Thanks, even the "small" ones are 52mm and my glasses are only 45mm.

(I got a real big, thin head.)


----------



## Packard (Apr 24, 2009)

Wayfarers have robust hinges; lesser hinges can wear from hanging by the arms on the croakies. 

Just another worry to think about.


----------



## Kurt N (Feb 11, 2009)

mascarorj said:


> I do fish and would not wear Wayfarers on a boat as they are a bit casual in terms of looks ...


Am I misreading, or are you really concerned about looking too casual while fishing??

The part about them not being practical on the water, I could understand.


----------



## Cruiser (Jul 21, 2006)

Kurt N said:


> Am I misreading, or are you really concerned about looking too casual while fishing??


Reminds me of the Jeff Foxworthy line about being too drunk to fish. :icon_smile_big:

Cruiser


----------



## mascarorj (May 19, 2009)

Kurt N said:


> Am I misreading, or are you really concerned about looking too casual while fishing??
> 
> The part about them not being practical on the water, I could understand.


So I guess I should read my posts before hitting "submitt reply". What I should have said is that they are not the most practical fishing galsses - the end. It does seem a bit odd in retrospect that I would have put that there.


----------



## deanayer (Mar 30, 2008)

I always wear some kind of strap on my glasses on a boat - any type of boat. Its just too easy to lose them overboard without them. I wear glasses more adapted to mountain climbing (as do a number of my friends) with glasses that have leather side covers to block the wind and glare from getting behind the lenses, these glasses have a string attached to each arm to keep them from falling overboard. This keeps my eyes from drying out and burning out from glare. When I get anywhere I switch to sunglasses that are more suited for land. In my case I wear a vintage pair of Revo's from the mid 1990's I bought on Ebay because their glass lenses and coatings are unmatched by today's lenses.


----------



## NYtrad (Jun 6, 2009)

Thanks to everyone for your input. I will surely be purchasing croakies.

On another note, I have a fairly narrow face. Do you know of any sunglasses that would be more suitable for my face size?

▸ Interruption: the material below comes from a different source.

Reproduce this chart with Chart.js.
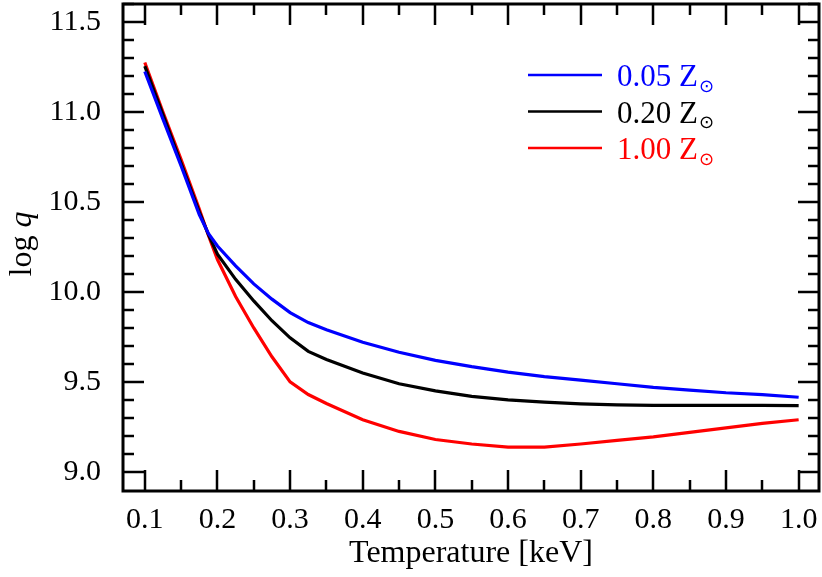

The Costa Del Mar website has no size chart, so it would be too much of a risk for me to order those online.


----------



## mascarorj (May 19, 2009)

As far as a fit I would suggest that you go to a Sunglass Hut or a store of that kind. I have had a ton of different brands and I always seem to have to do that to find a pair. The Wayfarer that you and I both have is larger then as the others that I have. Natives fit pretty slim as do Maui Jims and some Costa Del Mar models. Smith is a good one as well. Once you find a pair you like, find them online and order from there and save.


----------



## deanayer (Mar 30, 2008)

NYtrad said:


> Thanks to everyone for your input. I will surely be purchasing croakies.
> 
> On another note, I have a fairly narrow face. Do you know of any sunglasses that would be more suitable for my face size?
> 
> The Costa Del Mar website has no size chart, so it would be too much of a risk for me to order those online.


get a small tape measure and either measure the frame width of glasses you currently have and that fit well or measure a pair at sunglass hut that fit well. If you then go to sunglass websites many times you will be able to find measurements for different styles listed. You can then at least get some sense of if they are narrow enough or not. Its hard to buy glasses over the web for the simple reason that fit is so important with glass frames.


----------



## Packard (Apr 24, 2009)

deanayer said:


> I wear glasses more adapted to mountain climbing (as do a number of my friends) with glasses that have leather side covers to block the wind and glare from getting behind the lenses, these glasses have a string attached to each arm to keep them from falling overboard. ...


You should take great care not to wear mountain climbing sun glasses while driving. The loss of peripheral vision on the mountain (or on a boat) might not ever be a problem, but while driving it is a huge problem. To exacerbate the problem the human mind quickly accommodates to the lost peripheral vision and does not acknowledge that it is lost. In other words you are driving while half blind. Not a problem on a power boat while fishing, but on a sail boat I would be concerned about swinging boom arms.


----------